* [TO BE DONE] Repeat the material below exactly, with no pictures.

* [SOURCE DATA]
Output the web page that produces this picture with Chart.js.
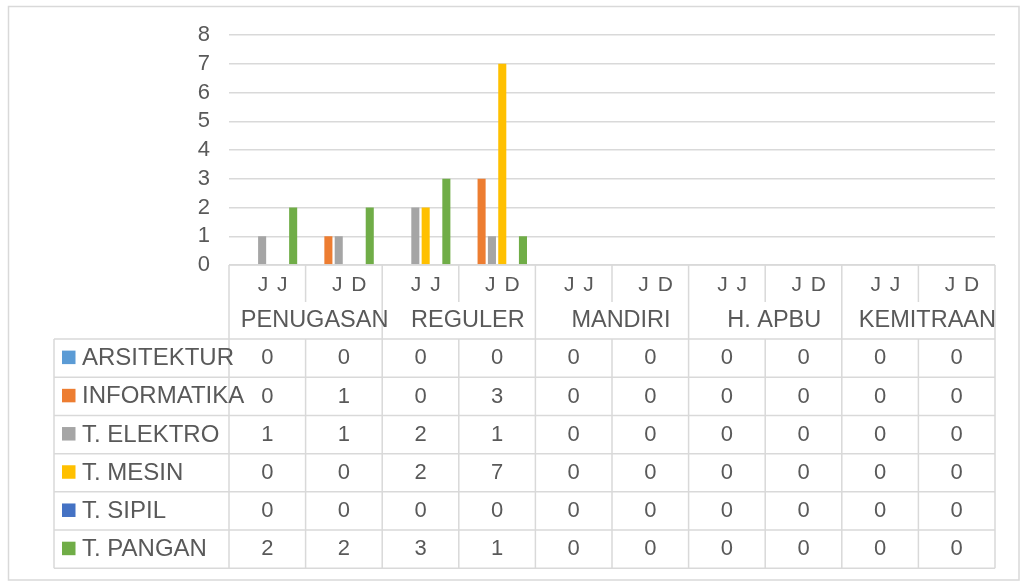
<!DOCTYPE html>
<html>
<head>
<meta charset="utf-8">
<script src="https://cdn.jsdelivr.net/npm/chart.js@4/dist/chart.umd.min.js"></script>
<style>
html,body{margin:0;padding:0;background:#fff;}
canvas{display:block;}
</style>
</head>
<body>
<canvas id="c" width="1026" height="585"></canvas>
<script>
const categories = ["J J","J D","J J","J D","J J","J D","J J","J D","J J","J D"];
const groups = ["PENUGASAN","REGULER","MANDIRI","H. APBU","KEMITRAAN"];
const yTicks = [0,1,2,3,4,5,6,7,8];
const seriesNames = ["ARSITEKTUR","INFORMATIKA","T. ELEKTRO","T. MESIN","T. SIPIL","T. PANGAN"];
const arsitektur = [0,0,0,0,0,0,0,0,0,0];
const informatika = [0,1,0,3,0,0,0,0,0,0];
const tElektro = [1,1,2,1,0,0,0,0,0,0];
const tMesin = [0,0,2,7,0,0,0,0,0,0];
const tSipil = [0,0,0,0,0,0,0,0,0,0];
const tPangan = [2,2,3,1,0,0,0,0,0,0];
const seriesColors = ["#5B9BD5","#ED7D31","#A5A5A5","#FFC000","#4472C4","#70AD47"];

const seriesValues = [arsitektur, informatika, tElektro, tMesin, tSipil, tPangan];
const FONT = "'Liberation Sans', Arial, sans-serif";
const TXT = "#595959";
const LINE = "#d9d9d9";

const tablePlugin = {
  id: 'dataTable',
  beforeDraw(chart) {
    const ctx = chart.ctx;
    ctx.save();
    ctx.fillStyle = '#fff';
    ctx.fillRect(0, 0, chart.width, chart.height);
    ctx.restore();
  },
  afterDraw(chart) {
    const ctx = chart.ctx;
    const xs = chart.scales.x;
    const area = chart.chartArea;
    const n = categories.length;
    const bound = i => i === 0 ? area.left : (i === n ? area.right : (xs.getPixelForValue(i - 1) + xs.getPixelForValue(i)) / 2);
    const top = area.bottom;
    const subBottom = 302;
    const grpBottom = 339;
    const rowH = (568.3 - grpBottom) / seriesNames.length;
    const tableBottom = grpBottom + rowH * seriesNames.length;
    const legendLeft = 54;

    ctx.save();
    ctx.strokeStyle = LINE;
    ctx.lineWidth = 1.5;
    // outer chart border
    ctx.strokeRect(8.5, 6.5, 1010.5, 573.5);

    ctx.beginPath();
    ctx.moveTo(area.left, top); ctx.lineTo(area.right, top);
    for (let r = 0; r <= seriesNames.length; r++) {
      const y = grpBottom + r * rowH;
      ctx.moveTo(legendLeft, y); ctx.lineTo(area.right, y);
    }
    ctx.moveTo(legendLeft, grpBottom); ctx.lineTo(legendLeft, tableBottom);
    for (let i = 0; i <= n; i++) {
      const x = bound(i);
      if (i % 2 === 0) {
        ctx.moveTo(x, top); ctx.lineTo(x, tableBottom);
      } else {
        ctx.moveTo(x, top); ctx.lineTo(x, subBottom);
        ctx.moveTo(x, grpBottom); ctx.lineTo(x, tableBottom);
      }
    }
    ctx.stroke();

    ctx.fillStyle = TXT;
    ctx.textBaseline = 'alphabetic';
    ctx.textAlign = 'center';
    // sub category labels
    ctx.font = '21px ' + FONT;
    ctx.letterSpacing = '1.5px';
    categories.forEach((c, i) => {
      ctx.fillText(c, xs.getPixelForValue(i) + 6, 291.2);
    });
    ctx.letterSpacing = '0px';
    // group labels
    ctx.font = '23.5px ' + FONT;
    groups.forEach((g, gi) => {
      const cx = (bound(gi * 2) + bound(gi * 2 + 2)) / 2;
      ctx.fillText(g, cx + 9, 326.6);
    });
    // data values
    ctx.font = '22px ' + FONT;
    seriesValues.forEach((vals, r) => {
      const cy = grpBottom + r * rowH + rowH / 2;
      vals.forEach((v, i) => {
        ctx.fillText(String(v), xs.getPixelForValue(i), cy + 6.3);
      });
    });
    // legend entries
    ctx.textAlign = 'left';
    ctx.font = '24px ' + FONT;
    seriesNames.forEach((name, r) => {
      const cy = grpBottom + r * rowH + rowH / 2;
      ctx.fillStyle = seriesColors[r];
      ctx.fillRect(62, cy - 7.5, 13.5, 13.5);
      ctx.fillStyle = TXT;
      ctx.fillText(name, 82, cy + 7);
    });
    ctx.restore();
  }
};

new Chart(document.getElementById('c'), {
  type: 'bar',
  data: {
    labels: categories,
    datasets: seriesNames.map((name, i) => ({
      label: name,
      data: seriesValues[i],
      backgroundColor: seriesColors[i],
      borderWidth: 0,
      categoryPercentage: 0.81,
      barPercentage: 0.78
    }))
  },
  options: {
    responsive: false,
    animation: false,
    devicePixelRatio: 1,
    layout: { padding: { left: 0, right: 31, top: 35, bottom: 320 } },
    plugins: { legend: { display: false }, tooltip: { enabled: false } },
    scales: {
      x: { display: false },
      y: {
        min: 0, max: 8,
        afterFit(scale) { scale.width = 229; },
        afterBuildTicks(scale) { scale.ticks = yTicks.map(v => ({ value: v })); },
        border: { display: false },
        grid: { color: LINE, lineWidth: 1.5, drawTicks: false },
        ticks: {
          autoSkip: false,
          padding: 19,
          color: TXT,
          font: { family: FONT, size: 22 }
        }
      }
    }
  },
  plugins: [tablePlugin]
});
</script>
</body>
</html>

* [TASK OUTPUT]
Output the web page that produces this picture with Chart.js.
<!DOCTYPE html>
<html>
<head>
<meta charset="utf-8">
<script src="https://cdn.jsdelivr.net/npm/chart.js@4/dist/chart.umd.min.js"></script>
<style>
html,body{margin:0;padding:0;background:#fff;}
canvas{display:block;}
</style>
</head>
<body>
<canvas id="c" width="1026" height="585"></canvas>
<script>
const categories = ["J J","J D","J J","J D","J J","J D","J J","J D","J J","J D"];
const groups = ["PENUGASAN","REGULER","MANDIRI","H. APBU","KEMITRAAN"];
const yTicks = [0,1,2,3,4,5,6,7,8];
const seriesNames = ["ARSITEKTUR","INFORMATIKA","T. ELEKTRO","T. MESIN","T. SIPIL","T. PANGAN"];
const arsitektur = [0,0,0,0,0,0,0,0,0,0];
const informatika = [0,1,0,3,0,0,0,0,0,0];
const tElektro = [1,1,2,1,0,0,0,0,0,0];
const tMesin = [0,0,2,7,0,0,0,0,0,0];
const tSipil = [0,0,0,0,0,0,0,0,0,0];
const tPangan = [2,2,3,1,0,0,0,0,0,0];
const seriesColors = ["#5B9BD5","#ED7D31","#A5A5A5","#FFC000","#4472C4","#70AD47"];

const seriesValues = [arsitektur, informatika, tElektro, tMesin, tSipil, tPangan];
const FONT = "'Liberation Sans', Arial, sans-serif";
const TXT = "#595959";
const LINE = "#d9d9d9";

const tablePlugin = {
  id: 'dataTable',
  beforeDraw(chart) {
    const ctx = chart.ctx;
    ctx.save();
    ctx.fillStyle = '#fff';
    ctx.fillRect(0, 0, chart.width, chart.height);
    ctx.restore();
  },
  afterDraw(chart) {
    const ctx = chart.ctx;
    const xs = chart.scales.x;
    const area = chart.chartArea;
    const n = categories.length;
    const bound = i => i === 0 ? area.left : (i === n ? area.right : (xs.getPixelForValue(i - 1) + xs.getPixelForValue(i)) / 2);
    const top = area.bottom;
    const subBottom = 302;
    const grpBottom = 339;
    const rowH = (568.3 - grpBottom) / seriesNames.length;
    const tableBottom = grpBottom + rowH * seriesNames.length;
    const legendLeft = 54;

    ctx.save();
    ctx.strokeStyle = LINE;
    ctx.lineWidth = 1.5;
    // outer chart border
    ctx.strokeRect(8.5, 6.5, 1010.5, 573.5);

    ctx.beginPath();
    ctx.moveTo(area.left, top); ctx.lineTo(area.right, top);
    for (let r = 0; r <= seriesNames.length; r++) {
      const y = grpBottom + r * rowH;
      ctx.moveTo(legendLeft, y); ctx.lineTo(area.right, y);
    }
    ctx.moveTo(legendLeft, grpBottom); ctx.lineTo(legendLeft, tableBottom);
    for (let i = 0; i <= n; i++) {
      const x = bound(i);
      if (i % 2 === 0) {
        ctx.moveTo(x, top); ctx.lineTo(x, tableBottom);
      } else {
        ctx.moveTo(x, top); ctx.lineTo(x, subBottom);
        ctx.moveTo(x, grpBottom); ctx.lineTo(x, tableBottom);
      }
    }
    ctx.stroke();

    ctx.fillStyle = TXT;
    ctx.textBaseline = 'alphabetic';
    ctx.textAlign = 'center';
    // sub category labels
    ctx.font = '21px ' + FONT;
    ctx.letterSpacing = '1.5px';
    categories.forEach((c, i) => {
      ctx.fillText(c, xs.getPixelForValue(i) + 6, 291.2);
    });
    ctx.letterSpacing = '0px';
    // group labels
    ctx.font = '23.5px ' + FONT;
    groups.forEach((g, gi) => {
      const cx = (bound(gi * 2) + bound(gi * 2 + 2)) / 2;
      ctx.fillText(g, cx + 9, 326.6);
    });
    // data values
    ctx.font = '22px ' + FONT;
    seriesValues.forEach((vals, r) => {
      const cy = grpBottom + r * rowH + rowH / 2;
      vals.forEach((v, i) => {
        ctx.fillText(String(v), xs.getPixelForValue(i), cy + 6.3);
      });
    });
    // legend entries
    ctx.textAlign = 'left';
    ctx.font = '24px ' + FONT;
    seriesNames.forEach((name, r) => {
      const cy = grpBottom + r * rowH + rowH / 2;
      ctx.fillStyle = seriesColors[r];
      ctx.fillRect(62, cy - 7.5, 13.5, 13.5);
      ctx.fillStyle = TXT;
      ctx.fillText(name, 82, cy + 7);
    });
    ctx.restore();
  }
};

new Chart(document.getElementById('c'), {
  type: 'bar',
  data: {
    labels: categories,
    datasets: seriesNames.map((name, i) => ({
      label: name,
      data: seriesValues[i],
      backgroundColor: seriesColors[i],
      borderWidth: 0,
      categoryPercentage: 0.81,
      barPercentage: 0.78
    }))
  },
  options: {
    responsive: false,
    animation: false,
    devicePixelRatio: 1,
    layout: { padding: { left: 0, right: 31, top: 35, bottom: 320 } },
    plugins: { legend: { display: false }, tooltip: { enabled: false } },
    scales: {
      x: { display: false },
      y: {
        min: 0, max: 8,
        afterFit(scale) { scale.width = 229; },
        afterBuildTicks(scale) { scale.ticks = yTicks.map(v => ({ value: v })); },
        border: { display: false },
        grid: { color: LINE, lineWidth: 1.5, drawTicks: false },
        ticks: {
          autoSkip: false,
          padding: 19,
          color: TXT,
          font: { family: FONT, size: 22 }
        }
      }
    }
  },
  plugins: [tablePlugin]
});
</script>
</body>
</html>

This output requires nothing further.